Tough and tiny snails that threaten to crowd out native species by hogging all the food have shown up in a Colorado creek for the first time, state wildlife biologists said Tuesday.
BOULDER, Colo. − Tough and tiny snails that threaten to crowd out native species by hogging all the food have shown up in a Colorado creek for the first time, state wildlife biologists said Tuesday.
New Zealand mudsnails, native to the Southern Hemisphere, were found in Boulder Creek. How they got there is a mystery, since their nearest known location was in northeastern Utah, at least 200 miles away.
"They can cause a lot of damage. These snails are highly adaptable and reproduce in such great numbers that they can actually lock up the available nutrients in an ecosystem," said Peter Walker, senior fish pathologist for the state Division of Wildlife.
"Simply put, they can cover the stream bed and displace the other invertebrates that would normally be feeding a large variety of aquatic wildlife," he said.
The snails are just 2 to 5 mm long -- so small they cannot be skimmed from waters and can even pass unscathed through a fish's digestive tract.
They can spread while clinging to wildlife, boats, boots, waders, nets and other fishing gear.
They can survive several days out of water and a wide range of temperatures.

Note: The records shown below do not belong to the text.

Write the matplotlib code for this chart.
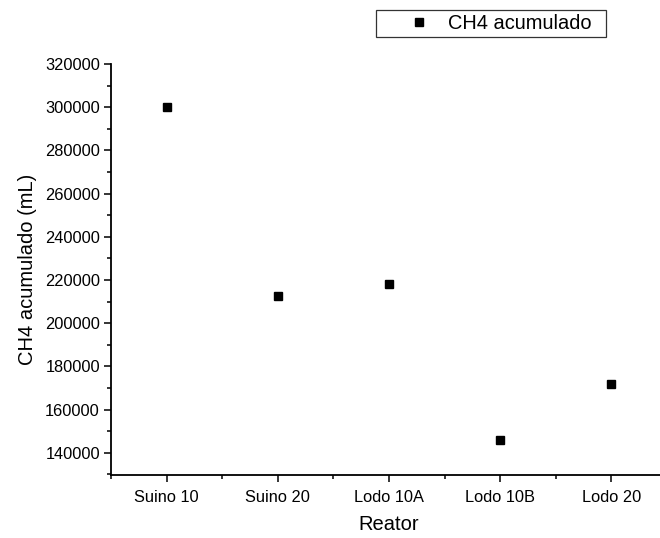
import matplotlib.pyplot as plt
from matplotlib.patches import Rectangle
from matplotlib.ticker import MultipleLocator, FixedLocator

plt.rcParams["font.family"] = ["Liberation Sans", "DejaVu Sans"]

reatores = ["Suino 10", "Suino 20", "Lodo 10A", "Lodo 10B", "Lodo 20"]
ch4_acumulado = [300000, 212700, 218000, 146100, 171800]


def main():
    fig = plt.figure(figsize=(6.6, 5.38), dpi=100)
    ax = fig.add_axes([111 / 660, 1 - 475 / 538, (667 - 111) / 660, (475 - 64) / 538])

    x = list(range(1, len(reatores) + 1))
    ax.plot(x, ch4_acumulado, "s", color="black", markersize=6.3, linestyle="none",
            label="CH4 acumulado")

    ax.set_xlim(0.5, 5.5)
    ax.set_ylim(129700, 320000)
    ax.set_xticks(x)
    ax.set_xticklabels(reatores)
    ax.xaxis.set_minor_locator(FixedLocator([0.5 + i for i in range(6)]))
    ax.yaxis.set_major_locator(MultipleLocator(20000))
    ax.yaxis.set_minor_locator(MultipleLocator(10000))
    ax.yaxis.set_major_formatter(lambda v, p: f"{int(v)}" if v >= 140000 else "")

    for side in ("top", "right"):
        ax.spines[side].set_visible(False)
    for side in ("left", "bottom"):
        ax.spines[side].set_linewidth(1.3)
    ax.tick_params(which="major", direction="out", length=5, width=1.1,
                   labelsize=11.8, pad=3)
    ax.tick_params(which="minor", direction="out", length=3, width=1.1)
    ax.tick_params(axis="x", which="major", pad=6)

    ax.set_xlabel("Reator", fontsize=14.5, labelpad=7)
    ax.set_ylabel("CH4 acumulado (mL)", fontsize=14.5, labelpad=6)

    # legend outside the axes, framed like the original
    fig.legend(loc="center left", bbox_to_anchor=(399 / 660, 1 - 23.5 / 538),
               frameon=False, borderpad=0, handlelength=1.0, handletextpad=0.95,
               fontsize=14.4, numpoints=1)
    fig.patches.append(Rectangle((376 / 660, 1 - 37 / 538), 230 / 660, 27 / 538,
                                 transform=fig.transFigure, fill=False,
                                 edgecolor="#333333", linewidth=0.9))

    fig.savefig("out.png", dpi=100)


if __name__ == "__main__":
    main()
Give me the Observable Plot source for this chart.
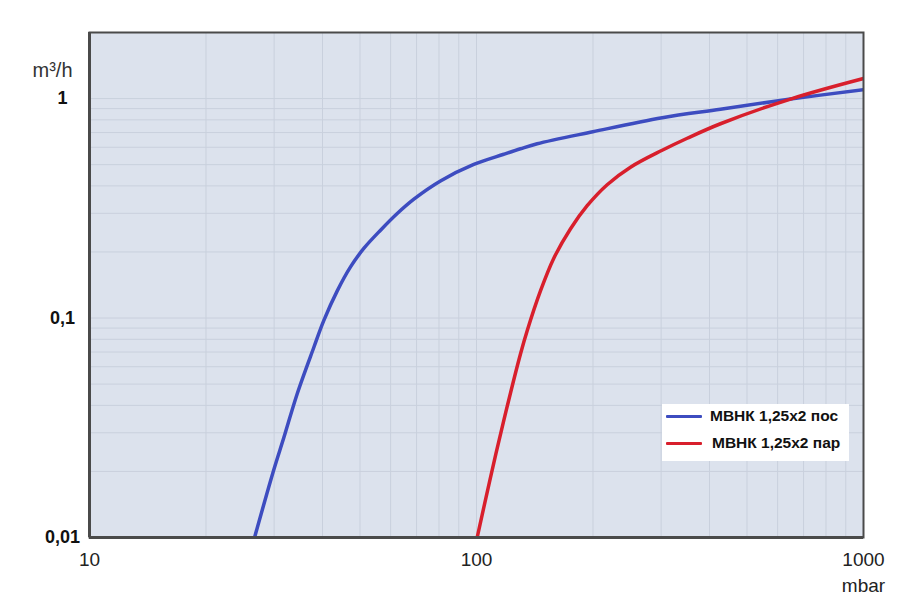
<!DOCTYPE html>
<html>
<head>
<meta charset="utf-8">
<script src="https://cdn.jsdelivr.net/npm/d3@7"></script>
<script src="https://cdn.jsdelivr.net/npm/@observablehq/plot@0.6"></script>
<style>
  body { margin: 0; background: #fff; }
  #wrap { position: relative; width: 900px; height: 601px; }
  #legend { position: absolute; left: 662px; top: 404px; width: 187px; height: 57px; background: #fff;
            font-family: "Liberation Sans", Arial, sans-serif; font-weight: bold; font-size: 15.5px; color: #111; }
  .row { position: absolute; left: 4px; display: flex; align-items: center; }
  .sw { display: inline-block; width: 36px; height: 3px; margin-right: 8px; border-radius: 1px; }
</style>
</head>
<body>
<div id="wrap"></div>
<script>
// ---- data ----
const blueP = [26.7, 29.9, 31.8, 34.4, 38.0, 40.3, 43.7, 47.3, 51.2, 56.5, 62.4, 68.9, 80.7, 98.4, 117.6, 129.9, 143.5, 199.8, 301.9, 427.0, 647.7, 1000];
const blueQ = [0.01, 0.0202, 0.0286, 0.0451, 0.0736, 0.0973, 0.1333, 0.1714, 0.2081, 0.2514, 0.2995, 0.3482, 0.4215, 0.5011, 0.5576, 0.5906, 0.6226, 0.7059, 0.8177, 0.8938, 0.995, 1.097];
const redP  = [100.4, 108.7, 117.6, 129.9, 135.2, 146.4, 158.4, 175.0, 193.2, 217.6, 250.0, 301.9, 350.4, 427.0, 647.7, 1000];
const redQ  = [0.01, 0.0188, 0.0341, 0.0686, 0.0876, 0.1333, 0.1874, 0.2553, 0.3249, 0.4050, 0.4866, 0.5815, 0.6595, 0.7678, 0.995, 1.234];
const seriesNames = ["МВНК 1,25x2 пос", "МВНК 1,25x2 пар"];
const seriesColors = ["#3d4cc0", "#d81f2c"];
const xTicks = [10, 100, 1000];
const xTickLabels = ["10", "100", "1000"];
const yTicks = [0.01, 0.1, 1];
const yTickLabels = ["0,01", "0,1", "1"];
const xGrid = [20,30,40,50,60,70,80,90,100,200,300,400,500,600,700,800,900];
const yGrid = [0.02,0.03,0.04,0.05,0.06,0.07,0.08,0.09,0.1,0.2,0.3,0.4,0.5,0.6,0.7,0.8,0.9,1,2];
const xUnit = "mbar";
const yUnit = "m³/h";

const blue = blueP.map((p, i) => ({p, q: blueQ[i]}));
const red = redP.map((p, i) => ({p, q: redQ[i]}));
const font = "'Liberation Sans', Arial, sans-serif";

const chart = Plot.plot({
  width: 900,
  height: 601,
  marginLeft: 89,
  marginRight: 37,
  marginTop: 32,
  marginBottom: 64,
  style: {background: "transparent", overflow: "visible"},
  x: {type: "log", domain: [10, 1000], axis: null},
  y: {type: "log", domain: [0.01, 2], axis: null},
  marks: [
    Plot.frame({fill: "#dce2ed", stroke: null}),
    Plot.ruleX(xGrid, {stroke: "#c9d0dd", strokeWidth: 1}),
    Plot.ruleY(yGrid, {stroke: "#c9d0dd", strokeWidth: 1}),
    Plot.line(blue, {x: "p", y: "q", stroke: seriesColors[0], strokeWidth: 3.5, curve: "catmull-rom", clip: true}),
    Plot.line(red, {x: "p", y: "q", stroke: seriesColors[1], strokeWidth: 3.5, curve: "catmull-rom", clip: true}),
    Plot.frame({stroke: "#4a4a4a", strokeWidth: 2}),
    Plot.ruleX([10], {stroke: "#4a4a4a", strokeWidth: 3}),
    Plot.ruleY([0.01], {stroke: "#4a4a4a", strokeWidth: 3}),
    Plot.text(xTicks, {x: d => d, frameAnchor: "bottom", dy: 28, text: (d, i) => xTickLabels[i],
      fontSize: 19, fill: "#222", fontFamily: font}),
    Plot.text(yTicks, {y: d => d, frameAnchor: "left", dx: -27, text: (d, i) => yTickLabels[i],
      textAnchor: "middle", fontSize: 18, fontWeight: "bold", fill: "#111", fontFamily: font}),
    Plot.text([xUnit], {x: () => 1000, frameAnchor: "bottom", dy: 54, text: d => d, fontSize: 19, fill: "#222",
      fontFamily: font}),
    Plot.text([yUnit], {frameAnchor: "top-left", dx: -37, dy: 30, text: d => d, fontSize: 20, fill: "#333",
      fontFamily: font, textAnchor: "middle"})
  ]
});

const wrap = document.getElementById("wrap");
wrap.appendChild(chart);

const legend = document.createElement("div");
legend.id = "legend";
seriesNames.forEach((name, i) => {
  const row = document.createElement("div");
  row.className = "row";
  row.style.top = (i === 0 ? 3 : 30) + "px";
  const sw = document.createElement("span");
  sw.className = "sw";
  sw.style.background = seriesColors[i];
  const t = document.createElement("span");
  t.textContent = name;
  if (i === 1) t.style.marginLeft = "2px";
  row.appendChild(sw);
  row.appendChild(t);
  legend.appendChild(row);
});
wrap.appendChild(legend);
</script>
</body>
</html>
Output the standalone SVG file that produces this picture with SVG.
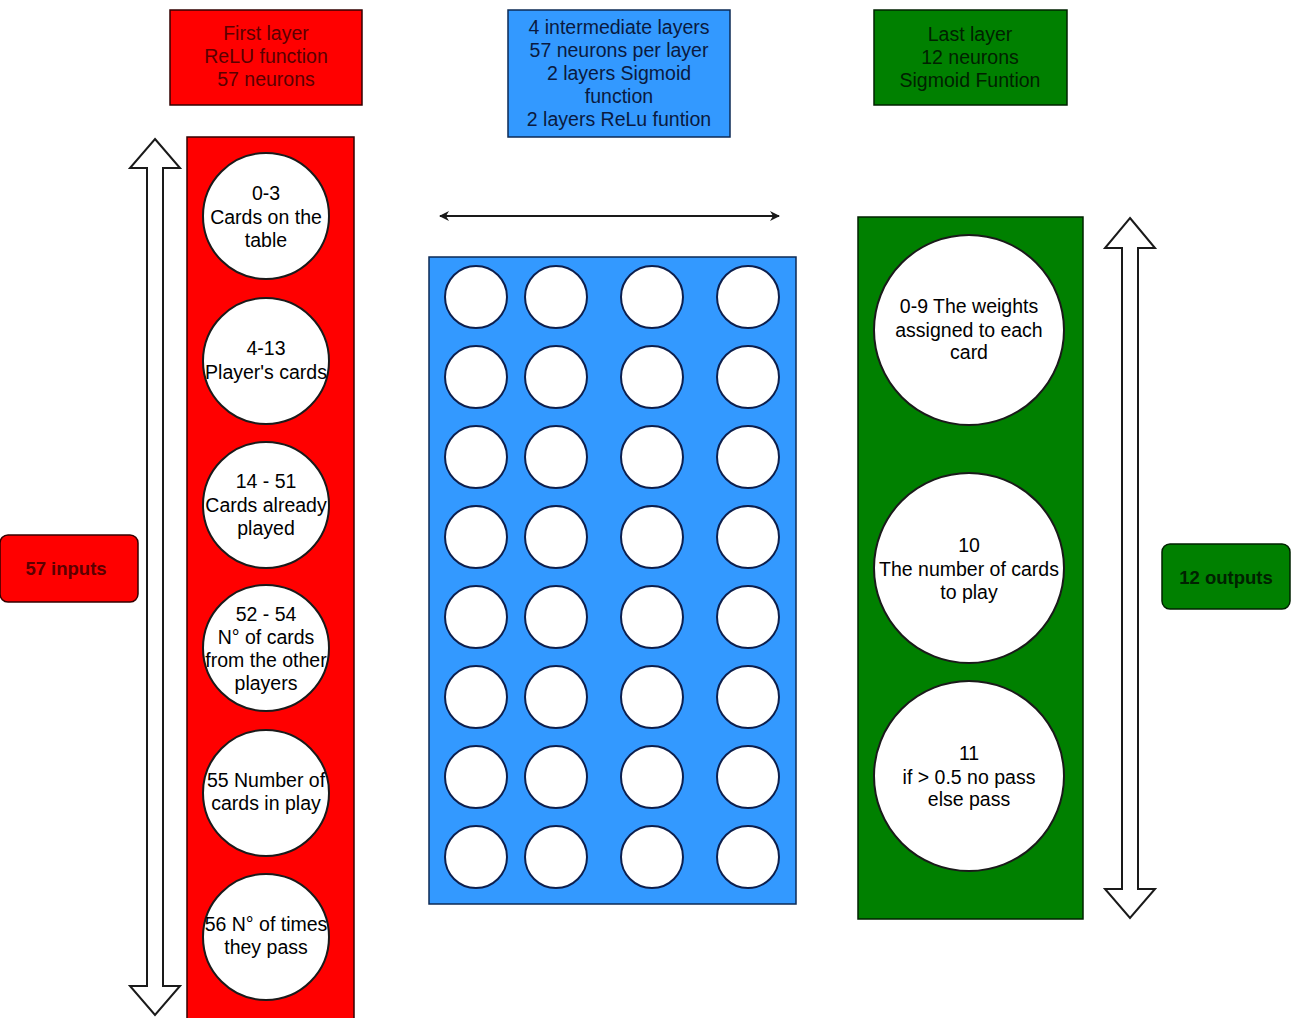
<svg xmlns="http://www.w3.org/2000/svg" width="1294" height="1018" viewBox="0 0 1294 1018">
<style>
text{font-family:"Liberation Sans",Arial,sans-serif;font-size:19.5px;text-anchor:middle}
.hr{fill:#ff0000;stroke:#330000;stroke-width:1.5}
.hb{fill:#3399ff;stroke:#0d2a55;stroke-width:1.5}
.hg{fill:#008000;stroke:#002200;stroke-width:1.5}
.tr{fill:#5a0000}
.tb{fill:#0a1a40}
.tg{fill:#002200}
.c{fill:#ffffff;stroke:#1a1a1a;stroke-width:2}
.cb{fill:#ffffff;stroke:#0d1f4d;stroke-width:2}
.arr{fill:#ffffff;stroke:#1a1a1a;stroke-width:2}
.bold{font-weight:bold;font-size:18.5px}
</style>
<defs>
<marker id="ah" viewBox="0 0 10 10" refX="9" refY="5" markerWidth="10" markerHeight="10" orient="auto-start-reverse" markerUnits="userSpaceOnUse">
<path d="M0,0 L10,5 L0,10 L3,5 Z" fill="#1a1a1a"/>
</marker>
</defs>
<rect width="1294" height="1018" fill="#ffffff"/>

<g id="header-first">
<rect class="hr" x="170" y="10" width="192" height="95"/>
<text class="tr" x="266" y="40">First layer</text>
<text class="tr" x="266" y="63">ReLU function</text>
<text class="tr" x="266" y="86">57 neurons</text>
</g>
<g id="header-mid">
<rect class="hb" x="508" y="10" width="222" height="127"/>
<text class="tb" x="619" y="34">4 intermediate layers</text>
<text class="tb" x="619" y="57">57 neurons per layer</text>
<text class="tb" x="619" y="80">2 layers Sigmoid</text>
<text class="tb" x="619" y="103">function</text>
<text class="tb" x="619" y="126">2 layers ReLu funtion</text>
</g>
<g id="header-last">
<rect class="hg" x="874" y="10" width="193" height="95"/>
<text class="tg" x="970" y="41">Last layer</text>
<text class="tg" x="970" y="64">12 neurons</text>
<text class="tg" x="970" y="87">Sigmoid Funtion</text>
</g>

<g id="inputs">
<rect class="hr" x="0" y="535" width="138" height="67" rx="8"/>
<text class="tr bold" x="66" y="575">57 inputs</text>
</g>
<g id="outputs">
<rect class="hg" x="1162" y="544" width="128" height="65" rx="8"/>
<text class="tg bold" x="1226" y="584">12 outputs</text>
</g>

<g id="first-layer">
<rect class="hr" x="187" y="137" width="167" height="885"/>
<circle class="c" cx="266" cy="216" r="63"/>
<text x="266" y="200">0-3</text>
<text x="266" y="224">Cards on the</text>
<text x="266" y="247">table</text>
<circle class="c" cx="266" cy="361" r="63"/>
<text x="266" y="355">4-13</text>
<text x="266" y="379">Player's cards</text>
<circle class="c" cx="266" cy="505" r="63"/>
<text x="266" y="488">14 - 51</text>
<text x="266" y="512">Cards already</text>
<text x="266" y="535">played</text>
<circle class="c" cx="266" cy="648" r="63"/>
<text x="266" y="621">52 - 54</text>
<text x="266" y="644">N° of cards</text>
<text x="266" y="667">from the other</text>
<text x="266" y="690">players</text>
<circle class="c" cx="266" cy="793" r="63"/>
<text x="266" y="787">55 Number of</text>
<text x="266" y="810">cards in play</text>
<circle class="c" cx="266" cy="937" r="63"/>
<text x="266" y="931">56 N° of times</text>
<text x="266" y="954">they pass</text>
</g>

<g id="hidden-layers">
<rect class="hb" x="429" y="257" width="367" height="647"/>
<g id="hidden-neurons">
<circle class="cb" cx="476" cy="297" r="31"/><circle class="cb" cx="556" cy="297" r="31"/><circle class="cb" cx="652" cy="297" r="31"/><circle class="cb" cx="748" cy="297" r="31"/>
<circle class="cb" cx="476" cy="377" r="31"/><circle class="cb" cx="556" cy="377" r="31"/><circle class="cb" cx="652" cy="377" r="31"/><circle class="cb" cx="748" cy="377" r="31"/>
<circle class="cb" cx="476" cy="457" r="31"/><circle class="cb" cx="556" cy="457" r="31"/><circle class="cb" cx="652" cy="457" r="31"/><circle class="cb" cx="748" cy="457" r="31"/>
<circle class="cb" cx="476" cy="537" r="31"/><circle class="cb" cx="556" cy="537" r="31"/><circle class="cb" cx="652" cy="537" r="31"/><circle class="cb" cx="748" cy="537" r="31"/>
<circle class="cb" cx="476" cy="617" r="31"/><circle class="cb" cx="556" cy="617" r="31"/><circle class="cb" cx="652" cy="617" r="31"/><circle class="cb" cx="748" cy="617" r="31"/>
<circle class="cb" cx="476" cy="697" r="31"/><circle class="cb" cx="556" cy="697" r="31"/><circle class="cb" cx="652" cy="697" r="31"/><circle class="cb" cx="748" cy="697" r="31"/>
<circle class="cb" cx="476" cy="777" r="31"/><circle class="cb" cx="556" cy="777" r="31"/><circle class="cb" cx="652" cy="777" r="31"/><circle class="cb" cx="748" cy="777" r="31"/>
<circle class="cb" cx="476" cy="857" r="31"/><circle class="cb" cx="556" cy="857" r="31"/><circle class="cb" cx="652" cy="857" r="31"/><circle class="cb" cx="748" cy="857" r="31"/>
</g>
</g>

<g id="last-layer">
<rect class="hg" x="858" y="217" width="225" height="702"/>
<circle class="c" cx="969" cy="330" r="95"/>
<text x="969" y="313">0-9 The weights</text>
<text x="969" y="337">assigned to each</text>
<text x="969" y="359">card</text>
<circle class="c" cx="969" cy="568" r="95"/>
<text x="969" y="552">10</text>
<text x="969" y="576">The number of cards</text>
<text x="969" y="599">to play</text>
<circle class="c" cx="969" cy="776" r="95"/>
<text x="969" y="760">11</text>
<text x="969" y="784">if &gt; 0.5 no pass</text>
<text x="969" y="806">else pass</text>
</g>

<g id="connectors">
<path class="arr" d="M155,139 L180,168 L163,168 L163,986 L180,986 L155,1015 L130,986 L147,986 L147,168 L130,168 Z"/>
<path class="arr" d="M1130,218 L1155,248 L1138,248 L1138,889 L1155,889 L1130,918 L1105,889 L1122,889 L1122,248 L1105,248 Z"/>
<line x1="440" y1="216" x2="779" y2="216" stroke="#1a1a1a" stroke-width="2" marker-start="url(#ah)" marker-end="url(#ah)"/>
</g>
</svg>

They reproduce by giving birth to well-developed clones, so one snail can start a colony in a stream or river.
The snails have also been found in Montana, California, Arizona, Oregon, Wyoming -- including Yellowstone National Park -- and in Lake Ontario between New York and southeastern Canada.
The snails are in a relatively small stretch of Boulder Creek and the Division of Wildlife hopes to keep them from spreading.
"We are very concerned about the potential negative impacts these little snails could have on trout streams in our state," said Eric Hughes, chief of fisheries for the Division of Wildlife.